*Available data*.
--------------------------------------------------

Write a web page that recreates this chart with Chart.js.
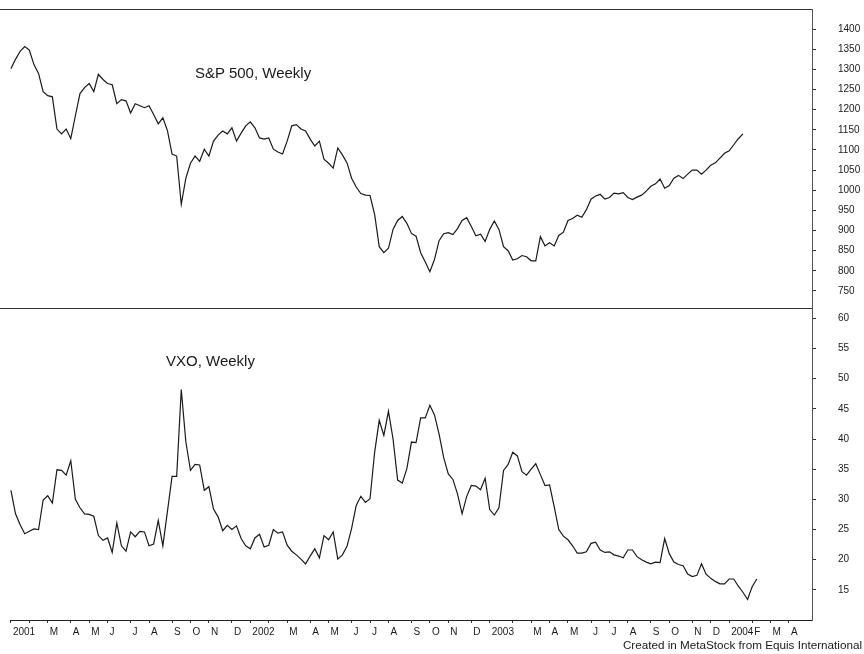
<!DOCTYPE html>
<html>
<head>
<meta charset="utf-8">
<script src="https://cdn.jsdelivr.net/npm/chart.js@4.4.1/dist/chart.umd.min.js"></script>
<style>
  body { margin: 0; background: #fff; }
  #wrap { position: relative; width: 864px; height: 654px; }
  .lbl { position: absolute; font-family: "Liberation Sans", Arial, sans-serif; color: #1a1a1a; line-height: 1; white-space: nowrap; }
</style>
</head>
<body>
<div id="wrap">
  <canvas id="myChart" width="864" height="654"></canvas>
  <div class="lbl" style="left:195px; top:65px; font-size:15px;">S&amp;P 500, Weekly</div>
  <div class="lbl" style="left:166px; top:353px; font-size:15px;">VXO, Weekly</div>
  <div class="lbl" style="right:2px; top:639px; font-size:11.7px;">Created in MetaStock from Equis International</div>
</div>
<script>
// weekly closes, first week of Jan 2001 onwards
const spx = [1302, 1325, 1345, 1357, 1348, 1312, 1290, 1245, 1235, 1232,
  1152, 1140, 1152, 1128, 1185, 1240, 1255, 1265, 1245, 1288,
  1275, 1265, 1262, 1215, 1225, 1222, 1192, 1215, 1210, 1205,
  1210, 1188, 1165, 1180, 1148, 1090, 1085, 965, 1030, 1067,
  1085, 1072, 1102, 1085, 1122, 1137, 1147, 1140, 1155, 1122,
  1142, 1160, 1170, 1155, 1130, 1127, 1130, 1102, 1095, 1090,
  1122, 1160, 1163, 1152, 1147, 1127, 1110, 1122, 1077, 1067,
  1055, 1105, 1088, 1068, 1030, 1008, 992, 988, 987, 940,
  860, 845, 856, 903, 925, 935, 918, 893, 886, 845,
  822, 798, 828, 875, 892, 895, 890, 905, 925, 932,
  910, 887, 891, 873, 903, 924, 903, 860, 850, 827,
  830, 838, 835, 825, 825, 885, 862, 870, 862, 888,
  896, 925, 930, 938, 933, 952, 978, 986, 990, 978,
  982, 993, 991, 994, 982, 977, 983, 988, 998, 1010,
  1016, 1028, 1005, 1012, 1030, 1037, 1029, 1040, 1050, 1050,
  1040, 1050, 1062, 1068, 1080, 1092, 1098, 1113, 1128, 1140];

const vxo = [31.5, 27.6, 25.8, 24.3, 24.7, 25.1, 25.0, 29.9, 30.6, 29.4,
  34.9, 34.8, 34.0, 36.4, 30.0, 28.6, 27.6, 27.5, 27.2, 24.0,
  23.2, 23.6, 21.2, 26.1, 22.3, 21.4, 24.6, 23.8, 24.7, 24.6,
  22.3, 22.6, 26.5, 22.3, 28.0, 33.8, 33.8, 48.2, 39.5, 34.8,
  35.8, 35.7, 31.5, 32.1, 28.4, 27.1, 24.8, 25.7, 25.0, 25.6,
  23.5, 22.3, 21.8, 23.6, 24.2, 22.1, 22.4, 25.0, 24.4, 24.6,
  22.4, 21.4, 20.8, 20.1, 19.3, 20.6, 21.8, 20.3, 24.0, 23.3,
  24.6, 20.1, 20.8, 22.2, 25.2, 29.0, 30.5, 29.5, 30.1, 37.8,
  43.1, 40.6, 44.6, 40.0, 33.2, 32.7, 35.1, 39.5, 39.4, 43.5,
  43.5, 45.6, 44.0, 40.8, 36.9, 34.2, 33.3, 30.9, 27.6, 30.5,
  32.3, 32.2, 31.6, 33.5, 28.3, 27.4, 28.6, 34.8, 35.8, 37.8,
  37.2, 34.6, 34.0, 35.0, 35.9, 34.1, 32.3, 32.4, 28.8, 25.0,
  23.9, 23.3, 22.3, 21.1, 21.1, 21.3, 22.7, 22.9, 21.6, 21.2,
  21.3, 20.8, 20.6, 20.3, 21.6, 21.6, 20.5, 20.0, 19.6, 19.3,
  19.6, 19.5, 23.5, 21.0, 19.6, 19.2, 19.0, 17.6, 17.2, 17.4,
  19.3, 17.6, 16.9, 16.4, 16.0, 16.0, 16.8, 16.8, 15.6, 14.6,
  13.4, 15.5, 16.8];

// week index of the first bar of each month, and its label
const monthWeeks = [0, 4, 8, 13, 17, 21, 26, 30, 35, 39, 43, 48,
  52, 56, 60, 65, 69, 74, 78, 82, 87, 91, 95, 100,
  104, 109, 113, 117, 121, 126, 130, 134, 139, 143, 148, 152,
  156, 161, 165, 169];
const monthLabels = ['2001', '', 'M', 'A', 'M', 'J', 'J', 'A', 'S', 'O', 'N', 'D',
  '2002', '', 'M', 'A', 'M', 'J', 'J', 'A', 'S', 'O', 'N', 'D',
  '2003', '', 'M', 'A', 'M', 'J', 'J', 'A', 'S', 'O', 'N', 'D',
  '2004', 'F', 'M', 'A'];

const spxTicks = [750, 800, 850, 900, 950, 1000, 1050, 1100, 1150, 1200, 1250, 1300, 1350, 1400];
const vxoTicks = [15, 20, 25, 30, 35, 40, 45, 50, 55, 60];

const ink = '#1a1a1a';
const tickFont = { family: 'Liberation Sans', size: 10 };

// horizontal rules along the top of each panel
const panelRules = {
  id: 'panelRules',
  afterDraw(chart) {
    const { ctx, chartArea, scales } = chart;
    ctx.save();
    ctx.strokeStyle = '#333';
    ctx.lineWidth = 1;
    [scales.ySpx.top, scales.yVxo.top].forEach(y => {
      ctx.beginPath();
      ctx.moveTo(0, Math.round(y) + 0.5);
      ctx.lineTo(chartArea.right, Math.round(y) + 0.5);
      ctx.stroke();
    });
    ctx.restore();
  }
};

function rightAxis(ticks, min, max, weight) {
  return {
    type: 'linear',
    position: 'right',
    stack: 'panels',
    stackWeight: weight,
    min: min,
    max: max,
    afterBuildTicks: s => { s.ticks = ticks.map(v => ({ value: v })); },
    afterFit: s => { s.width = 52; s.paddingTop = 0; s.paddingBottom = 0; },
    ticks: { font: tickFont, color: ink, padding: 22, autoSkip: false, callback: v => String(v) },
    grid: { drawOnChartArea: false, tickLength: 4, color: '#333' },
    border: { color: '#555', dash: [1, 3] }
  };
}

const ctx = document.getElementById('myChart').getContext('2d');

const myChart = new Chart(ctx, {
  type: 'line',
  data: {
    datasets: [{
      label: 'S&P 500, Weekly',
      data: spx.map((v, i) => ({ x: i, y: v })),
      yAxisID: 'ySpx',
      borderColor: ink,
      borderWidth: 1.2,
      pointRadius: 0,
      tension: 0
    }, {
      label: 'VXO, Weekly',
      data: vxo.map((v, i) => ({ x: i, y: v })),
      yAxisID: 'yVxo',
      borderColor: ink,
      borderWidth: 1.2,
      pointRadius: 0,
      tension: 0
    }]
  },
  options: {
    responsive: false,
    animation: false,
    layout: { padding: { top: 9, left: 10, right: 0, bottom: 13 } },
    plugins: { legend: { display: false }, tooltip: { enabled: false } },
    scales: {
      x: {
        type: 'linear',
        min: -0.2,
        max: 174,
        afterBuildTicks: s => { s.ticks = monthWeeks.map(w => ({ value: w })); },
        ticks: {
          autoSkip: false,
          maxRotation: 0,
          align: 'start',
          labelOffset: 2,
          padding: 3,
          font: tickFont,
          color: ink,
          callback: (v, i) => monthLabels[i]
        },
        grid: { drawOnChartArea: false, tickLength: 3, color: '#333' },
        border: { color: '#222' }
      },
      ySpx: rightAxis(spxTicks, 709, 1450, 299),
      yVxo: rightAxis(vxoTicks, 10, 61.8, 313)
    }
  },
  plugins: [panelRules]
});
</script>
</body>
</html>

--------------------------------------------------

*What to work on*. Using the data above, print every line exactly, omitting pictures.

*Solved problem*.
Write a web page that recreates this chart with Chart.js.
<!DOCTYPE html>
<html>
<head>
<meta charset="utf-8">
<script src="https://cdn.jsdelivr.net/npm/chart.js@4.4.1/dist/chart.umd.min.js"></script>
<style>
  body { margin: 0; background: #fff; }
  #wrap { position: relative; width: 864px; height: 654px; }
  .lbl { position: absolute; font-family: "Liberation Sans", Arial, sans-serif; color: #1a1a1a; line-height: 1; white-space: nowrap; }
</style>
</head>
<body>
<div id="wrap">
  <canvas id="myChart" width="864" height="654"></canvas>
  <div class="lbl" style="left:195px; top:65px; font-size:15px;">S&amp;P 500, Weekly</div>
  <div class="lbl" style="left:166px; top:353px; font-size:15px;">VXO, Weekly</div>
  <div class="lbl" style="right:2px; top:639px; font-size:11.7px;">Created in MetaStock from Equis International</div>
</div>
<script>
// weekly closes, first week of Jan 2001 onwards
const spx = [1302, 1325, 1345, 1357, 1348, 1312, 1290, 1245, 1235, 1232,
  1152, 1140, 1152, 1128, 1185, 1240, 1255, 1265, 1245, 1288,
  1275, 1265, 1262, 1215, 1225, 1222, 1192, 1215, 1210, 1205,
  1210, 1188, 1165, 1180, 1148, 1090, 1085, 965, 1030, 1067,
  1085, 1072, 1102, 1085, 1122, 1137, 1147, 1140, 1155, 1122,
  1142, 1160, 1170, 1155, 1130, 1127, 1130, 1102, 1095, 1090,
  1122, 1160, 1163, 1152, 1147, 1127, 1110, 1122, 1077, 1067,
  1055, 1105, 1088, 1068, 1030, 1008, 992, 988, 987, 940,
  860, 845, 856, 903, 925, 935, 918, 893, 886, 845,
  822, 798, 828, 875, 892, 895, 890, 905, 925, 932,
  910, 887, 891, 873, 903, 924, 903, 860, 850, 827,
  830, 838, 835, 825, 825, 885, 862, 870, 862, 888,
  896, 925, 930, 938, 933, 952, 978, 986, 990, 978,
  982, 993, 991, 994, 982, 977, 983, 988, 998, 1010,
  1016, 1028, 1005, 1012, 1030, 1037, 1029, 1040, 1050, 1050,
  1040, 1050, 1062, 1068, 1080, 1092, 1098, 1113, 1128, 1140];

const vxo = [31.5, 27.6, 25.8, 24.3, 24.7, 25.1, 25.0, 29.9, 30.6, 29.4,
  34.9, 34.8, 34.0, 36.4, 30.0, 28.6, 27.6, 27.5, 27.2, 24.0,
  23.2, 23.6, 21.2, 26.1, 22.3, 21.4, 24.6, 23.8, 24.7, 24.6,
  22.3, 22.6, 26.5, 22.3, 28.0, 33.8, 33.8, 48.2, 39.5, 34.8,
  35.8, 35.7, 31.5, 32.1, 28.4, 27.1, 24.8, 25.7, 25.0, 25.6,
  23.5, 22.3, 21.8, 23.6, 24.2, 22.1, 22.4, 25.0, 24.4, 24.6,
  22.4, 21.4, 20.8, 20.1, 19.3, 20.6, 21.8, 20.3, 24.0, 23.3,
  24.6, 20.1, 20.8, 22.2, 25.2, 29.0, 30.5, 29.5, 30.1, 37.8,
  43.1, 40.6, 44.6, 40.0, 33.2, 32.7, 35.1, 39.5, 39.4, 43.5,
  43.5, 45.6, 44.0, 40.8, 36.9, 34.2, 33.3, 30.9, 27.6, 30.5,
  32.3, 32.2, 31.6, 33.5, 28.3, 27.4, 28.6, 34.8, 35.8, 37.8,
  37.2, 34.6, 34.0, 35.0, 35.9, 34.1, 32.3, 32.4, 28.8, 25.0,
  23.9, 23.3, 22.3, 21.1, 21.1, 21.3, 22.7, 22.9, 21.6, 21.2,
  21.3, 20.8, 20.6, 20.3, 21.6, 21.6, 20.5, 20.0, 19.6, 19.3,
  19.6, 19.5, 23.5, 21.0, 19.6, 19.2, 19.0, 17.6, 17.2, 17.4,
  19.3, 17.6, 16.9, 16.4, 16.0, 16.0, 16.8, 16.8, 15.6, 14.6,
  13.4, 15.5, 16.8];

// week index of the first bar of each month, and its label
const monthWeeks = [0, 4, 8, 13, 17, 21, 26, 30, 35, 39, 43, 48,
  52, 56, 60, 65, 69, 74, 78, 82, 87, 91, 95, 100,
  104, 109, 113, 117, 121, 126, 130, 134, 139, 143, 148, 152,
  156, 161, 165, 169];
const monthLabels = ['2001', '', 'M', 'A', 'M', 'J', 'J', 'A', 'S', 'O', 'N', 'D',
  '2002', '', 'M', 'A', 'M', 'J', 'J', 'A', 'S', 'O', 'N', 'D',
  '2003', '', 'M', 'A', 'M', 'J', 'J', 'A', 'S', 'O', 'N', 'D',
  '2004', 'F', 'M', 'A'];

const spxTicks = [750, 800, 850, 900, 950, 1000, 1050, 1100, 1150, 1200, 1250, 1300, 1350, 1400];
const vxoTicks = [15, 20, 25, 30, 35, 40, 45, 50, 55, 60];

const ink = '#1a1a1a';
const tickFont = { family: 'Liberation Sans', size: 10 };

// horizontal rules along the top of each panel
const panelRules = {
  id: 'panelRules',
  afterDraw(chart) {
    const { ctx, chartArea, scales } = chart;
    ctx.save();
    ctx.strokeStyle = '#333';
    ctx.lineWidth = 1;
    [scales.ySpx.top, scales.yVxo.top].forEach(y => {
      ctx.beginPath();
      ctx.moveTo(0, Math.round(y) + 0.5);
      ctx.lineTo(chartArea.right, Math.round(y) + 0.5);
      ctx.stroke();
    });
    ctx.restore();
  }
};

function rightAxis(ticks, min, max, weight) {
  return {
    type: 'linear',
    position: 'right',
    stack: 'panels',
    stackWeight: weight,
    min: min,
    max: max,
    afterBuildTicks: s => { s.ticks = ticks.map(v => ({ value: v })); },
    afterFit: s => { s.width = 52; s.paddingTop = 0; s.paddingBottom = 0; },
    ticks: { font: tickFont, color: ink, padding: 22, autoSkip: false, callback: v => String(v) },
    grid: { drawOnChartArea: false, tickLength: 4, color: '#333' },
    border: { color: '#555', dash: [1, 3] }
  };
}

const ctx = document.getElementById('myChart').getContext('2d');

const myChart = new Chart(ctx, {
  type: 'line',
  data: {
    datasets: [{
      label: 'S&P 500, Weekly',
      data: spx.map((v, i) => ({ x: i, y: v })),
      yAxisID: 'ySpx',
      borderColor: ink,
      borderWidth: 1.2,
      pointRadius: 0,
      tension: 0
    }, {
      label: 'VXO, Weekly',
      data: vxo.map((v, i) => ({ x: i, y: v })),
      yAxisID: 'yVxo',
      borderColor: ink,
      borderWidth: 1.2,
      pointRadius: 0,
      tension: 0
    }]
  },
  options: {
    responsive: false,
    animation: false,
    layout: { padding: { top: 9, left: 10, right: 0, bottom: 13 } },
    plugins: { legend: { display: false }, tooltip: { enabled: false } },
    scales: {
      x: {
        type: 'linear',
        min: -0.2,
        max: 174,
        afterBuildTicks: s => { s.ticks = monthWeeks.map(w => ({ value: w })); },
        ticks: {
          autoSkip: false,
          maxRotation: 0,
          align: 'start',
          labelOffset: 2,
          padding: 3,
          font: tickFont,
          color: ink,
          callback: (v, i) => monthLabels[i]
        },
        grid: { drawOnChartArea: false, tickLength: 3, color: '#333' },
        border: { color: '#222' }
      },
      ySpx: rightAxis(spxTicks, 709, 1450, 299),
      yVxo: rightAxis(vxoTicks, 10, 61.8, 313)
    }
  },
  plugins: [panelRules]
});
</script>
</body>
</html>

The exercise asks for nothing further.